Tomorrow, I have been cajoled into arriving at 7:20 so that I can squeeze in six more before lunch. Thankfully, one teacher is bringing me breakfast. Her English wasn’t great, so I’m not 100% sure what she’s intends to prepare although I know milk is a part of it. Perhaps she knows that Americans drink a lot of milk? She herself admitted to not liking it. We’ve also been taken to lunch a few times. Other invitations are pending, including one to go to a nearby mountain that I hadn’t heard of. (There’s a dearth of English-language resources on Guizhou tourism, especially western Guizhou. Our new Peace Corp friend Erik hopes to remedy this next year.)
I’ve managed to hold firm and insist on only morning classes, although there’s something quite different about teaching high school after dark. I’ve done a few of those too. Classes run through the evening until 9 or 9:15. The students have two hours for lunch and perhaps the same amount of time for dinner, but for the majority of the day the students are wedged into their tiny desks in spartan classrooms. Class sizes average around 75 and there are roughly 6,000 students at the school altogether. In a striking difference from American schools, the students remain in the classroom and the teachers move about. The students’ only respite is a 15-minute mass exercise break in the school courtyard. (It’s quite the sight. I’ll try to post a video later on.) Extra-curricular activities are virtually non-existent.
As you can imagine, teaching a room full of 75 teenagers isn’t easy. The few classes I’ve sat in on have been impressively conducted. However, students’ speaking ability lags well behind their comprehension. That’s understandable. How on earth do you get so many students to practice speaking when the room is so tiny and time is short? As a result, most students have difficulty moving beyond, “Nice to meet you.”
At least there’s no prep time involved for me as each session essentially involves basically the same song-and-dance. The students are wildly enthusiastic although typically bashful at first. As we’ve mentioned before, we’re the only Westerners in town and I think they are glad for a break in the monotony. I begin with a brief introduction of myself and then spend the rest of the period answering questions. I reward the first handful of courageous volunteers with the baseball cards we’ve brought along with us again. I find ways to tell sneak in a few environmental lessons when they ask why I’m here. I talk about the black neck crane and pollution. I’ve recently added over-fishing to my spiel. While doing this, I sneak in some pronunciation lessons. The ‘th’ sound and compound consonants like the second syllable of ‘tired’ are particularly vexing.
I get the biggest laughs when I imitate the obnoxious teenagers who scream ‘lowei’ and high-pitched ‘helllloooooos’ at us. Lowei can be translated as ‘white ghost’ and we get serenaded with it every time we leave the reserve. I’m trying to get them to shift to the far more pleasant ‘hey man’ or ‘what’s up’, sixty or seventy students at a time. I figure I have a few hundred million to go.

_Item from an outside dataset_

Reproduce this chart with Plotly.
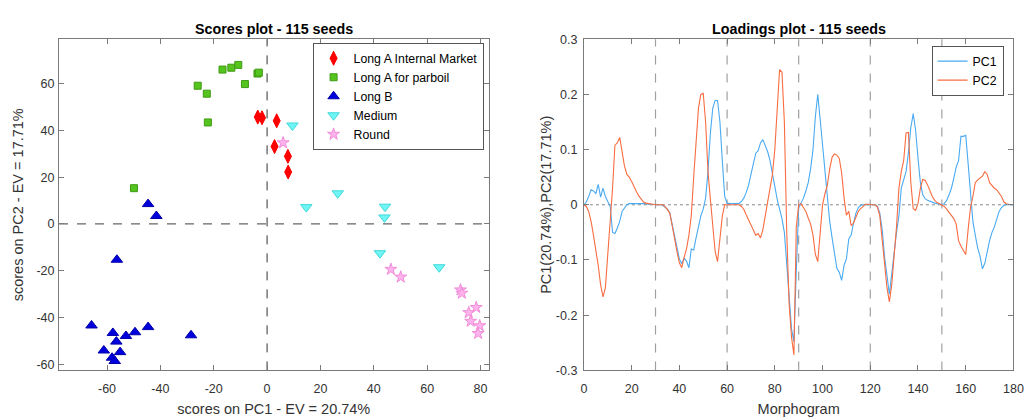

As for what the students are asking, there is a surprising amount of variety, although a few questions continue to pop up:
- What do you think of Chinese …..? Fill in the blank here: food, people, music, culture, cities, etc..
- Do you like/play basketball?
- What do you think of President Obama? I’m always a little nervous answering this one, but I always make a point to mildly criticize him and then say I will vote for him in 2012.
- How do American schools differ from Chinese ones?
- Can I have your QQ address/email address/phone number?
- Do you like Lady Gaga?
- Can you sing a song for us? I only do this if a student is willing to sing one first. So far, volunteers have eagerly stepped forward each time. I respond with ‘Take Me Out to the Ballgame.”
If this is how I’m going to spend the rest of my time in Weining, I could think of far worse.
As for CeCe, she’s starting to transition away from project development and has begun focusing on writing her report that will double as her master’s project. We’re off to Myanmar tomorrow evening for two weeks. When we return we will be in home stretch, and time will be especially tight if we manage to squeeze in a trip to Tibet. Our flight home is December 8 and CeCe graduates ten days later. I imagine we’ll see most of you around then. Thanks for reading!